For an example of a human validator increasing data accuracy, take Nel Ferrer, a regional operations manager at dataplor. Nel came to dataplor after working in the tech and finance industries, where he specialized in cross-cultural collaboration among data-oriented teams. He runs a multicultural group of validators focused on POI-related issues. One of their key contributions, Nel says, is “ensuring that AI is correctly tagging information in different places and that this information is 100% correct.” Specifically, much of his team’s current focus is on “how local culture affects the POI address structure,” which they do by providing what he calls a “human touch” that makes sure that AI is “perceiving the environment as consistently and correctly as possible.” In this way, Nel’s validators are quite literally AI’s eyes on the ground. 

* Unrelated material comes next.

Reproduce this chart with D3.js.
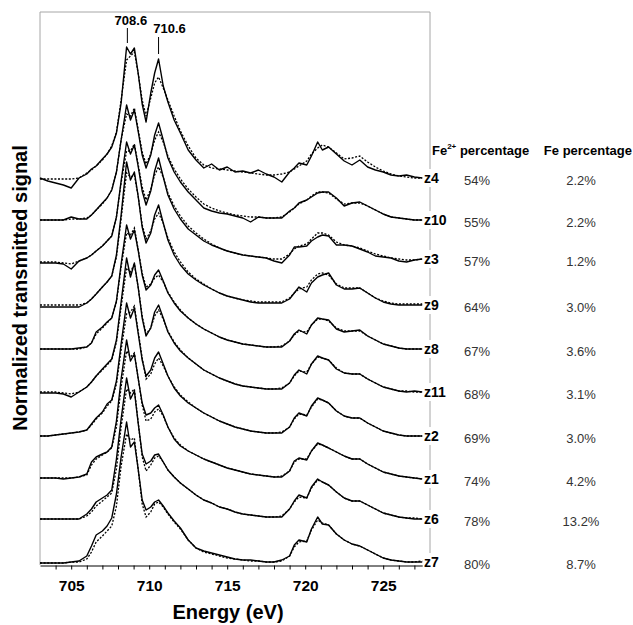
<!DOCTYPE html>
<html>
<head>
<meta charset="utf-8">
<script src="https://cdn.jsdelivr.net/npm/d3@7"></script>
<style>
  body { margin: 0; background: #fff; }
  svg { display: block; font-family: Arial, "Liberation Sans", sans-serif; }
</style>
</head>
<body>
<div class="chart"></div>
<script>
// energy grid (eV)
const energy = [
  703, 703.5, 704, 704.5, 705, 705.5, 706, 706.3, 706.6, 707, 707.3, 707.6, 707.9, 708.2, 708.55,
  708.8, 709.05, 709.3, 709.55, 709.8, 710.1, 710.35, 710.6, 710.9, 711.2, 711.6, 712, 712.5, 713, 713.5,
  714, 714.5, 715, 715.5, 716, 716.5, 717, 717.5, 718, 718.5, 719, 719.3, 719.6, 720.1, 720.4,
  720.8, 721.1, 721.5, 722, 722.5, 723, 723.5, 724, 724.5, 725, 725.5, 726, 726.5, 727, 727.5
];

// spectra: signal above each spectrum's baseline (x0.01 a.u.), measured (solid) and fit (dotted)
const z4Data = [0, -3, -5, -7, -10, 0, 4, 9, 12, 19, 24, 31, 45, 75, 131,
  124, 130, 104, 74, 56, 85, 105, 119, 92, 76, 58, 45, 28, 18, 10,
  14, 8, 11, 6, 7, 5, 8, 4, 1, -4, 6, 10, 15, 13, 22,
  36, 28, 31, 24, 17, 13, 18, 11, 8, 6, 3, 2, 3, 1, 0];
const z4Fit = [-1, -1, -1, -1, -1, 0, 5, 8, 12, 18, 24, 32, 46, 78, 118,
  122, 126, 104, 78, 62, 80, 95, 101, 90, 78, 62, 47, 32, 20, 13,
  10, 9, 8, 7, 6, 5, 4, 3, 3, 4, 6, 9, 12, 17, 24,
  30, 33, 31, 25, 19, 20, 22, 16, 11, 7, 4, 2, 1, 0, 0];

const z10Data = [0, 0, 0, 0, 3, 1, 1, 5, 10, 17, 22, 30, 48, 80, 115,
  100, 110, 88, 65, 52, 65, 85, 97, 80, 62, 48, 38, 28, 20, 12,
  9, 7, 6, 4, 2, -2, 3, 2, 2, 2, 9, 12, 17, 20, 23,
  27, 28, 28, 22, 14, 17, 18, 14, 10, 6, 3, 2, 1, 0, 0];
const z10Fit = [0, 0, 0, 0, 1, 1, 2, 5, 10, 16, 22, 30, 48, 80, 106,
  104, 112, 90, 68, 56, 66, 80, 88, 78, 64, 51, 41, 31, 23, 16,
  12, 9, 7, 5, 4, 3, 3, 2, 2, 3, 8, 12, 16, 20, 24,
  28, 28, 27, 21, 16, 17, 17, 14, 10, 6, 3, 2, 1, 0, 0];

const z3Data = [-4, -4, -4, -5, -10, -2, 1, 4, 8, 13, 18, 23, 42, 78, 117,
  105, 114, 92, 68, 54, 68, 88, 101, 82, 64, 50, 40, 30, 24, 18,
  14, 11, 8, 6, 4, 3, 2, 1, -2, -4, 4, 12, 12, 13, 18,
  22, 24, 23, 14, 14, 13, 10, 7, 3, 2, 1, -2, -3, -1, 0];
const z3Fit = [-3, -3, -3, -4, -5, -2, 1, 4, 8, 13, 18, 23, 42, 76, 108,
  108, 115, 94, 72, 59, 70, 84, 92, 82, 66, 53, 43, 33, 26, 20,
  15, 11, 8, 6, 4, 3, 2, 1, 0, 0, 5, 10, 13, 15, 20,
  26, 26, 24, 17, 14, 13, 11, 8, 5, 3, 1, 0, -1, -1, 0];

const z9Data = [-2, -2, -2, -2, -2, -2, 2, 6, 11, 18, 23, 29, 50, 90, 143,
  125, 133, 108, 78, 62, 72, 90, 100, 82, 65, 50, 40, 31, 25, 20,
  16, 12, 9, 7, 5, 3, 2, 2, 2, 2, 6, 12, 18, 13, 22,
  28, 30, 32, 20, 16, 16, 17, 12, 7, 3, 1, 0, 0, 0, 0];
const z9Fit = [0, 0, 0, 0, 0, 0, 2, 6, 11, 18, 23, 29, 48, 86, 132,
  128, 130, 108, 80, 66, 74, 86, 92, 82, 67, 53, 43, 33, 26, 21,
  16, 12, 9, 7, 5, 4, 3, 3, 3, 3, 7, 12, 16, 18, 25,
  31, 32, 30, 21, 17, 17, 17, 12, 7, 4, 2, 1, 1, 1, 1];

const z8Data = [0, 0, 0, 0, 0, 1, 2, 6, 17, 22, 27, 31, 48, 85, 124,
  110, 119, 98, 74, 59, 64, 74, 79, 68, 56, 46, 38, 31, 25, 20,
  16, 12, 9, 7, 5, 4, 3, 2, 2, 2, 8, 15, 19, 15, 24,
  31, 30, 29, 20, 17, 18, 19, 13, 9, 5, 3, 1, 0, 0, 0];
const z8Fit = [0, 0, 0, 0, 0, 0, 2, 6, 15, 21, 26, 31, 47, 82, 116,
  114, 121, 99, 76, 62, 65, 71, 74, 67, 57, 47, 39, 31, 25, 20,
  16, 12, 9, 7, 5, 4, 3, 2, 2, 3, 8, 14, 18, 17, 24,
  30, 30, 28, 21, 18, 18, 18, 13, 9, 5, 3, 1, 0, 0, 0];

const z11Data = [-1, -1, -1, -2, -5, 0, 5, 10, 16, 23, 28, 33, 52, 90, 134,
  115, 129, 104, 74, 56, 64, 80, 87, 74, 60, 49, 41, 34, 28, 22,
  18, 14, 11, 8, 6, 5, 4, 3, 3, 3, 9, 17, 22, 18, 28,
  36, 34, 32, 23, 19, 18, 18, 13, 9, 5, 3, 1, 0, 1, 0];
const z11Fit = [0, 0, 0, -1, -2, 0, 5, 10, 16, 22, 27, 32, 50, 85, 124,
  120, 128, 104, 76, 58, 64, 76, 82, 73, 61, 50, 42, 34, 28, 22,
  18, 14, 11, 8, 6, 5, 4, 3, 3, 4, 9, 16, 21, 20, 28,
  35, 34, 32, 24, 19, 18, 18, 13, 9, 5, 3, 1, 1, 0, 0];

const z2Data = [0, 0, 1, 2, 3, 4, 6, 12, 18, 24, 32, 36, 55, 92, 133,
  118, 128, 102, 76, 60, 66, 78, 84, 72, 60, 48, 40, 33, 28, 23,
  19, 15, 12, 9, 7, 5, 4, 3, 3, 3, 9, 18, 23, 20, 30,
  38, 36, 33, 25, 20, 18, 18, 13, 9, 5, 3, 1, 0, 0, 0];
const z2Fit = [0, 0, 1, 2, 3, 4, 6, 11, 17, 23, 30, 35, 52, 86, 122,
  124, 130, 104, 78, 57, 62, 72, 78, 70, 60, 49, 41, 34, 28, 23,
  19, 15, 12, 9, 7, 5, 4, 3, 3, 4, 9, 17, 22, 21, 29,
  37, 36, 33, 25, 20, 18, 18, 13, 9, 5, 3, 1, 0, 0, 0];

const z1Data = [1, 1, 1, 0, 1, 2, 5, 17, 22, 25, 27, 32, 58, 100, 139,
  118, 125, 100, 76, 64, 66, 71, 74, 64, 52, 40, 33, 28, 24, 20,
  17, 14, 11, 9, 7, 5, 4, 3, 2, 2, 8, 18, 21, 19, 28,
  36, 34, 31, 27, 23, 20, 20, 15, 11, 7, 5, 3, 2, 1, 0];
const z1Fit = [1, 1, 1, 1, 1, 2, 4, 14, 20, 24, 27, 31, 52, 92, 128,
  122, 126, 100, 74, 58, 60, 67, 70, 63, 52, 41, 34, 28, 24, 20,
  17, 14, 11, 9, 7, 5, 4, 3, 2, 3, 8, 17, 20, 20, 28,
  35, 34, 31, 27, 23, 20, 20, 15, 11, 7, 5, 3, 2, 1, 0];

const z6Data = [0, 0, 0, 0, 0, 0, 5, 10, 17, 21, 24, 29, 60, 100, 141,
  120, 128, 95, 65, 55, 58, 64, 65, 57, 49, 42, 36, 30, 24, 19,
  16, 12, 10, 7, 5, 4, 3, 2, 2, 2, 10, 18, 24, 21, 32,
  40, 37, 34, 27, 21, 18, 18, 14, 10, 6, 4, 2, 1, 0, 0];
const z6Fit = [0, 0, 0, 0, 0, 0, 3, 7, 13, 18, 22, 26, 50, 92, 130,
  126, 130, 96, 62, 48, 54, 61, 63, 57, 49, 42, 36, 30, 24, 19,
  16, 12, 10, 7, 5, 4, 3, 2, 2, 3, 10, 17, 22, 21, 31,
  39, 37, 34, 27, 21, 18, 18, 14, 10, 6, 4, 2, 1, 1, 0];

const z7Data = [-1, -1, -1, -1, 0, 1, 6, 16, 27, 31, 36, 44, 68, 105, 140,
  115, 120, 92, 62, 52, 55, 60, 62, 56, 49, 41, 34, 22, 14, 11,
  9, 7, 5, 3, 2, 2, 1, 0, 0, 2, 6, 17, 22, 20, 33,
  45, 38, 37, 28, 22, 18, 16, 12, 8, 4, 2, 1, 0, 0, 0];
const z7Fit = [-1, -1, -1, -1, 0, 0, 3, 10, 20, 26, 31, 36, 56, 96, 128,
  122, 124, 92, 58, 45, 50, 58, 60, 55, 48, 40, 33, 22, 14, 10,
  8, 6, 4, 3, 2, 1, 1, 0, 0, 1, 6, 15, 20, 21, 32,
  42, 39, 37, 28, 22, 18, 16, 12, 8, 4, 2, 1, 0, 0, 1];

const sampleNames = ['z4', 'z10', 'z3', 'z9', 'z8', 'z11', 'z2', 'z1', 'z6', 'z7'];
const sampleOffsets = [387, 345, 306, 260, 216, 173, 129, 86, 46, 3];
const fe2Percent = ['54%', '55%', '57%', '64%', '67%', '68%', '69%', '74%', '78%', '80%'];
const fePercent = ['2.2%', '2.2%', '1.2%', '3.0%', '3.6%', '3.1%', '3.0%', '4.2%', '13.2%', '8.7%'];
const measured = [z4Data, z10Data, z3Data, z9Data, z8Data, z11Data, z2Data, z1Data, z6Data, z7Data];
const fitted = [z4Fit, z10Fit, z3Fit, z9Fit, z8Fit, z11Fit, z2Fit, z1Fit, z6Fit, z7Fit];

const peakEnergies = [708.6, 710.6];
const tickValues = d3.range(704, 728);

const W = 633, H = 625;
const x = d3.scaleLinear().domain([703, 728]).range([40, 430]);
const y = d3.scaleLinear().domain([0, 553]).range([565, 12]);
const xAxisScale = d3.scaleLinear().domain([703, 727.5]).range([x(703), x(727.5)]);

const svg = d3.select('div.chart')
  .append('svg')
  .attr('width', W)
  .attr('height', H);

// grey plot frame
svg.append('path')
  .attr('d', `M${x(703)},${y(0)} V${y(553)} H${x(728)} V${y(3)}`)
  .attr('fill', 'none')
  .attr('stroke', '#a6a6a6')
  .attr('stroke-width', 1);

const spectra = sampleNames.map((name, i) => ({
  name,
  offset: sampleOffsets[i],
  data: measured[i],
  fit: fitted[i],
  fe2: fe2Percent[i],
  fe: fePercent[i]
}));

const lineFor = offset => d3.line()
  .x((d, i) => x(energy[i]))
  .y(d => y(offset + d));

const groups = svg.selectAll('g.spectrum')
  .data(spectra)
  .enter()
  .append('g')
  .attr('class', 'spectrum');

groups.append('path')
  .attr('d', s => lineFor(s.offset)(s.fit))
  .attr('fill', 'none')
  .attr('stroke', '#000')
  .attr('stroke-width', 1.3)
  .attr('stroke-dasharray', '2,1.6');

groups.append('path')
  .attr('d', s => lineFor(s.offset)(s.data))
  .attr('fill', 'none')
  .attr('stroke', '#000')
  .attr('stroke-width', 1.4)
  .attr('stroke-linejoin', 'round');

// sample labels with white backing over the frame
const labels = groups.append('g')
  .attr('transform', s => `translate(424,${y(s.offset)})`);
labels.append('rect')
  .attr('fill', '#fff');
labels.append('text')
  .attr('dy', '0.36em')
  .attr('font-size', 14)
  .attr('font-weight', 'bold')
  .text(s => s.name);
labels.each(function () {
  const g = d3.select(this);
  const b = g.select('text').node().getBBox();
  g.select('rect')
    .attr('x', b.x - 1).attr('y', b.y - 1)
    .attr('width', b.width + 2).attr('height', b.height + 2);
});

groups.append('text')
  .attr('x', 477)
  .attr('y', s => y(s.offset) + 7)
  .attr('text-anchor', 'middle')
  .attr('font-size', 13)
  .attr('fill', '#333')
  .text(s => s.fe2);

groups.append('text')
  .attr('x', 581)
  .attr('y', s => y(s.offset) + 7)
  .attr('text-anchor', 'middle')
  .attr('font-size', 13)
  .attr('fill', '#333')
  .text(s => s.fe);

// column headers
const head = svg.append('text')
  .attr('x', 432)
  .attr('y', 155)
  .attr('font-size', 13)
  .attr('font-weight', 'bold');
head.append('tspan').text('Fe');
head.append('tspan').attr('dy', -6).attr('font-size', 8).text('2+');
head.append('tspan').attr('dy', 6).text(' percentage');

svg.append('text')
  .attr('x', 632)
  .attr('y', 155)
  .attr('text-anchor', 'end')
  .attr('font-size', 13)
  .attr('font-weight', 'bold')
  .text('Fe percentage');

// peak markers
const peakLabelShift = [3.5, 11];
const peakLabelBase = [25, 33];
const peakLineSpan = [[28, 43], [37, 54]];
peakEnergies.forEach((e, i) => {
  svg.append('line')
    .attr('x1', x(e)).attr('x2', x(e))
    .attr('y1', peakLineSpan[i][0]).attr('y2', peakLineSpan[i][1])
    .attr('stroke', '#000')
    .attr('stroke-width', 1);
  svg.append('text')
    .attr('x', x(e) + peakLabelShift[i])
    .attr('y', peakLabelBase[i])
    .attr('text-anchor', 'middle')
    .attr('font-size', 13)
    .attr('font-weight', 'bold')
    .text(e.toFixed(1));
});

// x axis
const axis = svg.append('g')
  .attr('transform', `translate(0,${y(0) + 0.5})`)
  .call(d3.axisBottom(xAxisScale)
    .tickValues(tickValues)
    .tickFormat(d => d % 5 === 0 ? d : '')
    .tickSize(4)
    .tickSizeOuter(0)
    .tickPadding(10));
axis.selectAll('text')
  .attr('font-size', 15.5)
  .attr('font-weight', 'bold')
  .attr('font-family', 'Arial, "Liberation Sans", sans-serif')
  .attr('fill', '#000');
axis.select('.domain').attr('stroke', '#000');

svg.append('text')
  .attr('x', 228)
  .attr('y', 619)
  .attr('text-anchor', 'middle')
  .attr('font-size', 20)
  .attr('font-weight', 'bold')
  .text('Energy (eV)');

svg.append('text')
  .attr('transform', 'translate(27,288) rotate(-90)')
  .attr('text-anchor', 'middle')
  .attr('font-size', 20)
  .attr('font-weight', 'bold')
  .text('Normalized transmitted signal');
</script>
</body>
</html>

Nel’s role also includes training and auditing the ongoing work of his validators. Training is one on one and walks validators through the process of understanding what to expect and how to handle various scenarios when in the field. Nel works in constant communication with his team to answer questions and solve problems as they arise. He also provides an additional level of review to the data collection and enhancement process by reviewing his team’s work weekly on an individual level. For example, he’ll choose five to ten random POI locations and make sure they are correctly tagged and free from duplications. 

Asked about a recent instance where his team was able to fix an inaccuracy, Nel recalls an example in Japan, where cafes with the word “cat” (“neko”) in their business name were being mislabeled as pet stores. 

This kind of advanced training of and detailed fixes from human capital add up to accurate, trustworthy, and actionable datasets. Location data can be consistently tagged and cross-checked, and automated identification processes can quickly correct for mistakes via validator feedback. 

The result is location data with global reach and local distinction. Dataplor’s approach to leveraging the additive benefit of human validators like Nel and his team make it possible to provide on-point geospatial intelligence at the scale that international businesses need.